One child cannot sit still in school and is often disruptive. Teachers brand him as the wild child or the hyperactive, others would instantly label him as the one with ADHD [Attention Deficit Hyperactivity Disorder]. What tips can you give his teachers to help him cope in school? Should one consider medication to calm him down? Would that be risky?
All children deal with behavioral problems at some point. But children with ADHD have frequent, severe problems that interfere with the ability to live normal lives. Symptoms are classified in an of 3 categories: 1) Inattention (easily distracted, loses things, daydreams all the time, disorganized), 2) Hyperactivity (talks too much, squirms, cannot stay seated), or 3) Impulsivity (acts or speaks without thinking, interrupts others, unable to wait). These should be observed in more than one setting (home, school, social environment or community).
The child with ADHD often has difficulty in school. He has trouble starting an activity and staying on task, remembering details, managing time, transitioning from one class to the next, talking too much, or working independently.
Parents and teachers may get frustrated but should keep in mind that children with ADHD require higher levels of consistency and help than average children. They need more stimulation in doing tasks in specific settings and time periods. They prefer to make choices rather than be directed by an adult. They get bored easily but seem to do well in competitive activities. They also enjoy provoking emotional reactions from others. Social interactions are often an important source of stimulation. An attentive teacher can provide this.
Guidelines for his teachers
The child should be aware of what exactly is expected of him. Directions should be clear and concise to be well understood. Have the child repeat the instructions aloud.
Do not give too many tasks at one time. Break down tasks into smaller activities. One-step directions are ideal.
Set up regular routines and follow through. Predictability is important.
Alternate physical and mental tasks.
Limit distractions in the classroom (unnecessary noise or activity).
Help students organize their things in the classroom.
Use hand signals to indicate when the child ma talk or should stop talking.
Positive reinforcement through reward and praise can motivate the child to do better or to succeed.
Be supportive and non-critical when pointing out errors.
Teachers should reprimand in private, and in a calm, non-emotional way.
Adjust your expectations of the child.
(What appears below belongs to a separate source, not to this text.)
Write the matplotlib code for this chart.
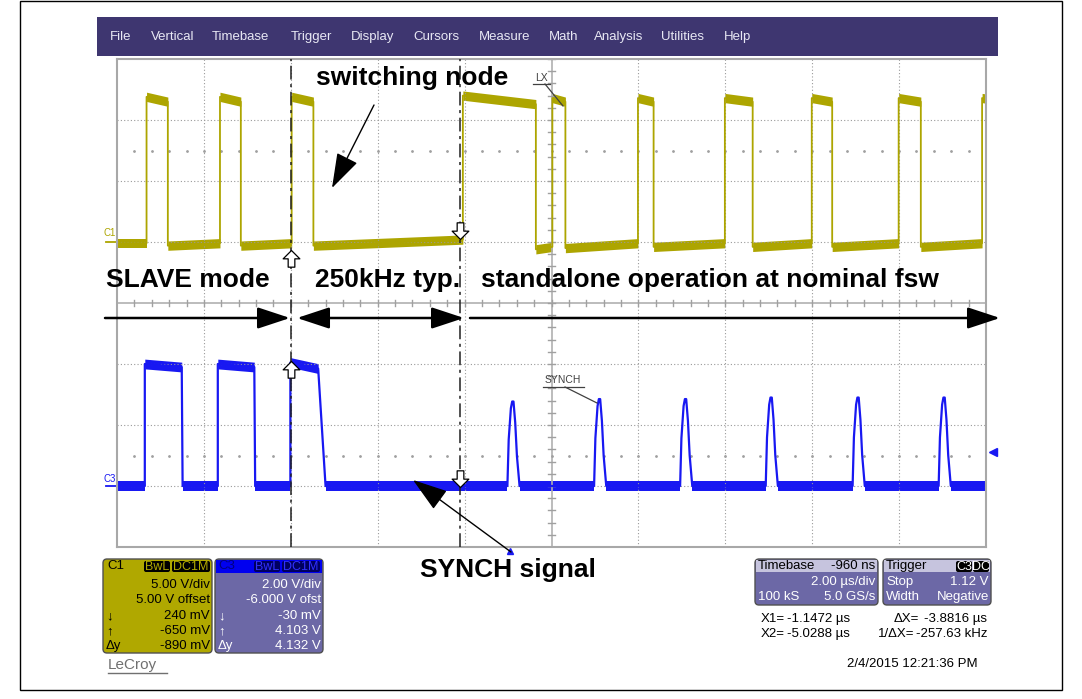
import numpy as np
import matplotlib.pyplot as plt
from matplotlib.patches import FancyBboxPatch, Rectangle
from matplotlib.path import Path

plt.rcParams['font.family'] = ['Liberation Sans', 'DejaVu Sans']

## scope settings
t_centre = 0.96          # us  (timebase delay -960 ns)
us_div = 2.0
c1_vdiv, c1_ofs = 5.0, 5.0
c3_vdiv, c3_ofs = 2.0, -6.0
cur_x1, cur_x2 = -1.1472, -5.0288
trig_level = 1.12
c1_cur = [0.24, -0.65]     # V at X1, X2
c3_cur = [-0.03, 4.103]

## C1 switching node: edges (us) and levels (V)
c1_rise = [-8.36, -6.67, -5.02, -1.08, 0.98, 2.95, 4.95, 6.95, 8.95, 10.87]
c1_fall = [-7.87, -6.19, -4.52, 0.60, 1.28, 3.31, 5.59, 7.42, 9.46, 11.50]
c1_hi_a = [11.9, 11.9, 11.9, 12.0, 11.8, 11.8, 11.8, 11.8, 11.8, 11.8]
c1_hi_b = [11.5, 11.5, 11.5, 11.3, 11.5, 11.5, 11.5, 11.5, 11.5, 11.5]
c1_lo_a = [-0.1, -0.3, -0.3, -0.3, -0.6, -0.5, -0.4, -0.4, -0.4, -0.4]
c1_lo_b = [-0.1, -0.1, -0.1, 0.2, -0.4, -0.1, -0.1, -0.1, -0.1, -0.1]
c1_noise = 0.38

## C3 SYNCH
c3_rise = [-8.40, -6.72, -5.05]
c3_fall_a = [-7.55, -5.88, -4.41]
c3_fall_b = [-7.53, -5.86, -4.24]
c3_hi_a = [4.0, 4.0, 4.05]
c3_hi_b = [3.9, 3.9, 3.85]
c3_lo = 0.0
c3_noise = 0.16
synch_t = [0.065, 2.06, 4.04, 6.01, 8.01, 9.99]
synch_pk = [2.77, 2.85, 2.85, 2.90, 2.90, 2.90]
synch_dt = [-0.12, -0.09, -0.04, -0.01, 0.02, 0.06, 0.10, 0.16]
synch_fr = [0.0, 0.55, 0.92, 1.0, 1.0, 0.75, 0.35, 0.0]

menu_items = ["File", "Vertical", "Timebase", "Trigger", "Display", "Cursors",
              "Measure", "Math", "Analysis", "Utilities", "Help"]
menu_x = [110, 151, 212, 291, 351, 413, 479, 549, 594, 661, 724]

yel = '#ADA500'
blu = '#1818F2'
purple = '#6C68A6'

W, H = 1082, 699
fig = plt.figure(figsize=(W / 100, H / 100), dpi=100)

sx0, sx1, sy0, sy1 = 117, 986, 59, 547
ax = fig.add_axes([sx0 / W, 1 - sy1 / H, (sx1 - sx0) / W, (sy1 - sy0) / H])
ov = fig.add_axes([0, 0, 1, 1])
ov.set_xlim(0, W)
ov.set_ylim(H, 0)
ov.axis('off')
ov.patch.set_alpha(0)
ov.set_zorder(3)

t_left, t_right = t_centre - 5 * us_div, t_centre + 5 * us_div
ax.set_xlim(t_left, t_right)
ax.set_ylim(-4, 4)
ax.set_xticks([])
ax.set_yticks([])
for s in ax.spines.values():
    s.set_color('#a8a8a8')
    s.set_linewidth(1.5)

def c1d(v):
    return (np.asarray(v) + c1_ofs) / c1_vdiv

def c3d(v):
    return (np.asarray(v) + c3_ofs) / c3_vdiv

## graticule
gcol = '#9a9a9a'
for k in range(1, 10):
    x = t_left + k * us_div
    if k == 5:
        ax.axvline(x, color='#b0b0b0', lw=1.2)
    else:
        ax.axvline(x, color=gcol, lw=0.8, ls=(0, (1, 2)))
for k in range(-3, 4):
    if k == 0:
        ax.axhline(0, color='#b0b0b0', lw=1.2)
    else:
        ax.axhline(k, color=gcol, lw=0.8, ls=(0, (1, 2)))
minor_t = t_left + 0.4 * np.arange(1, 50)
for x in minor_t:
    ax.plot([x, x], [-0.05, 0.05], color='#a0a0a0', lw=1)
minor_y = np.arange(-4, 4.01, 0.2)
for y in minor_y:
    ax.plot([t_centre - 0.07, t_centre + 0.07], [y, y], color='#a0a0a0', lw=1)
for y in (2.5, -2.5):
    ax.plot(minor_t, np.full(len(minor_t), y), ls='none', marker='o',
            ms=1.0, color='#a0a0a0')

def band(ts, vs, n, conv, col):
    lo = conv(np.array(vs) - n)
    hi = conv(np.array(vs) + n)
    ax.fill_between(ts, lo, hi, color=col, lw=0)

## C1 trace
c1_t, c1_v, c1_flat = [], [], []
prev = t_left
for r, f, la, lb, ha, hb in zip(c1_rise, c1_fall, c1_lo_a, c1_lo_b, c1_hi_a, c1_hi_b):
    c1_t += [prev, r, r, f]
    c1_v += [la, lb, ha, hb]
    c1_flat += [((prev, r), (la, lb)), ((r, f), (ha, hb))]
    prev = f
ax.plot(c1_t, c1d(c1_v), color=yel, lw=1.3)
for ts, vs in c1_flat:
    band(ts, vs, c1_noise, c1d, yel)

## C3 trace
c3_t, c3_v, c3_flat = [], [], []
prev = t_left
for r, fa, fb, ha, hb in zip(c3_rise, c3_fall_a, c3_fall_b, c3_hi_a, c3_hi_b):
    c3_t += [prev, r, r, fa, fb]
    c3_v += [c3_lo, c3_lo, ha, hb, c3_lo]
    c3_flat += [((prev, r), (c3_lo, c3_lo)), ((r, fa), (ha, hb))]
    prev = fb
for tp, pk in zip(synch_t, synch_pk):
    c3_flat.append(((prev, tp + synch_dt[0]), (c3_lo, c3_lo)))
    for dt, fr in zip(synch_dt, synch_fr):
        c3_t.append(tp + dt)
        c3_v.append(c3_lo + fr * (pk - c3_lo))
    prev = tp + synch_dt[-1]
c3_t.append(t_right)
c3_v.append(c3_lo)
c3_flat.append(((prev, t_right), (c3_lo, c3_lo)))
ax.plot(c3_t, c3d(c3_v), color=blu, lw=1.6)
for ts, vs in c3_flat:
    band(ts, vs, c3_noise, c3d, blu)

## cursors
for xc in (cur_x2, cur_x1):
    ax.axvline(xc, color='#202020', lw=1.1, ls=(0, (9, 3, 2, 3)), zorder=5)

arrow_up = Path([(0, 0), (0.5, -0.5), (0.2, -0.5), (0.2, -1), (-0.2, -1),
                 (-0.2, -0.5), (-0.5, -0.5), (0, 0)],
                [Path.MOVETO] + [Path.LINETO] * 6 + [Path.CLOSEPOLY])
arrow_dn = Path(arrow_up.vertices * [1, -1], arrow_up.codes)
ax.plot(cur_x1, c1d(c1_cur[0]), marker=arrow_dn, ms=24, mfc='white', mec='k', mew=0.9, zorder=6)
ax.plot(cur_x2, c1d(c1_cur[1]), marker=arrow_up, ms=24, mfc='white', mec='k', mew=0.9, zorder=6)
ax.plot(cur_x1, c3d(c3_cur[0]), marker=arrow_dn, ms=24, mfc='white', mec='k', mew=0.9, zorder=6)
ax.plot(cur_x2, c3d(c3_cur[1]), marker=arrow_up, ms=24, mfc='white', mec='k', mew=0.9, zorder=6)

## channel ground markers, trigger markers
ax.plot([t_left - 0.25, t_left], [c1d(0)] * 2, color=yel, lw=1.3, clip_on=False)
ax.plot([t_left - 0.25, t_left], [c3d(0)] * 2, color=blu, lw=1.3, clip_on=False)
ov.text(103, 233, "C1", color=yel, fontsize=7, va='center')
ov.text(103, 479, "C3", color=blu, fontsize=7, va='center')
ax.plot(t_right + 0.16, c3d(trig_level), marker='<', ms=6, color=blu, clip_on=False)
ax.plot(0, -4.07, marker='^', ms=5, color=blu, clip_on=False)

## menu bar
ov.add_patch(Rectangle((97, 17), 901, 39, fc='#3E3670', ec='none'))
for name, x in zip(menu_items, menu_x):
    ov.text(x, 37, name, color='#e8e8f4', fontsize=9.5, va='center')

## annotations
big = dict(fontsize=19, fontweight='bold', color='k', va='baseline')
ov.text(316, 85, "switching node", **big)
ov.text(106, 287, "SLAVE mode", **big)
ov.text(315, 287, "250kHz typ.", **big)
ov.text(481, 287, "standalone operation at nominal fsw", **big)
ov.text(420, 577, "SYNCH signal", **big)

hst = '-|>,head_length=1.0,head_width=0.33'
ov.annotate('', xy=(290, 318), xytext=(105, 318),
            arrowprops=dict(arrowstyle=hst, mutation_scale=20, lw=1.8, color='k', shrinkA=0, shrinkB=0))
ov.annotate('', xy=(464, 318), xytext=(297, 318),
            arrowprops=dict(arrowstyle='<|-|>,head_length=1.0,head_width=0.33', mutation_scale=20,
                            lw=1.8, color='k', shrinkA=0, shrinkB=0))
ov.annotate('', xy=(1000, 318), xytext=(470, 318),
            arrowprops=dict(arrowstyle=hst, mutation_scale=20, lw=1.8, color='k', shrinkA=0, shrinkB=0))
sst = '-|>,head_length=1.1,head_width=0.36'
ov.annotate('', xy=(332, 188), xytext=(374, 105),
            arrowprops=dict(arrowstyle=sst, mutation_scale=20, lw=1.0, color='k', shrinkA=0, shrinkB=0))
ov.annotate('', xy=(413, 480), xytext=(511, 552),
            arrowprops=dict(arrowstyle=sst, mutation_scale=20, lw=1.0, color='k', shrinkA=0, shrinkB=0))

## small trace labels
ov.text(541, 78, "LX", fontsize=7.5, color='#404040', ha='center', va='center')
ov.plot([533, 550], [84, 84], color='#404040', lw=0.9)
ov.plot([545, 563], [84, 106], color='#404040', lw=0.9)
ov.text(563, 380, "SYNCH", fontsize=7.5, color='#404040', ha='center', va='center')
ov.plot([543, 584], [387, 387], color='#404040', lw=0.9)
ov.plot([565, 597], [387, 403], color='#404040', lw=0.9)

## readout panels
def panel(x, y, w, h, fc):
    ov.add_patch(FancyBboxPatch((x, y), w, h, boxstyle='round,pad=0,rounding_size=4',
                                fc=fc, ec='#505050', lw=1))

def badge(x, y, w, h, s, fc, tc):
    ov.add_patch(FancyBboxPatch((x, y), w, h, boxstyle='round,pad=0,rounding_size=2',
                                fc=fc, ec='none'))
    ov.text(x + w / 2, y + h / 2 + 0.5, s, fontsize=9, color=tc, ha='center', va='center')

def txt(x, y, s, c='k', ha='left'):
    ov.text(x, y, s, fontsize=9.5, color=c, ha=ha, va='center')

panel(103, 559, 109, 94, '#B0A800')
txt(107, 566, "C1")
badge(144, 561, 26, 11, "BwL", 'k', '#B0A800')
badge(172, 561, 38, 11, "DC1M", 'k', '#B0A800')
rows_y = [585, 600, 616, 631, 646]
for y, s in zip(rows_y, ["5.00 V/div", "5.00 V offset", "240 mV", "-650 mV", "-890 mV"]):
    txt(210, y, s, ha='right')
for y, s in zip(rows_y[2:], ["↓", "↑", "Δy"]):
    txt(106, y, s)

panel(215, 559, 108, 94, purple)
ov.add_patch(Rectangle((216, 560), 106, 13, fc='#0000F0', ec='none'))
txt(218, 566, "C3", c='#000080')
badge(254, 561, 26, 11, "BwL", '#000060', '#3030ff')
badge(282, 561, 38, 11, "DC1M", '#000060', '#3030ff')
for y, s in zip(rows_y, ["2.00 V/div", "-6.000 V ofst", "-30 mV", "4.103 V", "4.132 V"]):
    txt(321, y, s, c='white', ha='right')
for y, s in zip(rows_y[2:], ["↓", "↑", "Δy"]):
    txt(218, y, s, c='white')

ov.text(108, 665, "LeCroy", fontsize=11, color='#707070', va='center')
ov.plot([108, 167], [673, 673], color='#707070', lw=1)

panel(755, 559, 123, 46, purple)
ov.add_patch(Rectangle((756, 560), 121, 12, fc='#C6C4DE', ec='none'))
txt(758, 566, "Timebase")
txt(875, 566, "-960 ns", ha='right')
txt(875, 582, "2.00 µs/div", c='white', ha='right')
txt(758, 597, "100 kS", c='white')
txt(875, 597, "5.0 GS/s", c='white', ha='right')

panel(883, 559, 108, 46, purple)
ov.add_patch(Rectangle((884, 560), 106, 12, fc='#C6C4DE', ec='none'))
txt(886, 566, "Trigger")
badge(956, 561, 16, 11, "C3", 'k', 'white')
badge(973, 561, 16, 11, "DC", 'k', 'white')
txt(886, 582, "Stop", c='white')
txt(989, 582, "1.12 V", c='white', ha='right')
txt(886, 597, "Width", c='white')
txt(989, 597, "Negative", c='white', ha='right')

txt(761, 619, "X1=")
txt(850, 619, "-1.1472 µs", ha='right')
txt(894, 619, "ΔX=")
txt(987, 619, "-3.8816 µs", ha='right')
txt(761, 634, "X2=")
txt(850, 634, "-5.0288 µs", ha='right')
txt(878, 634, "1/ΔX=")
txt(987, 634, "-257.63 kHz", ha='right')
txt(978, 664, "2/4/2015 12:21:36 PM", ha='right')

## outer frame
ov.add_patch(Rectangle((20, 1), 1042, 689, fc='none', ec='k', lw=1))

fig.savefig('out.png', dpi=100)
Focus on the effort and not just the grades.
Be available to help when needed.
The Role of Medications
Many children improve remarkably once started on stimulants. Hyperactivity is reduced and they can focus on working and learning. But parents should be aware of common side effects. One concern is that the child becomes very irritable when the medicine starts wearing off. Adjust the dosing schedule so that symptoms do not start to reappear at a time when the child needs to do school work. Natural “downtime” activities like listening to music, taking a bath or reading are good remedies to try. Let your child engage in physical activities to “burn off or release” the extra energy.
Another side effect is weight loss. Monitor the food intake and provide healthy and nutritious snacks or meals. Other known side effects include: headaches, stomach ache, insomnia, fast heart rates, vomiting, and certain tics. As with all medication, your doctor should be aware if the child has allergies, other illnesses, or other medicines taken at the same time.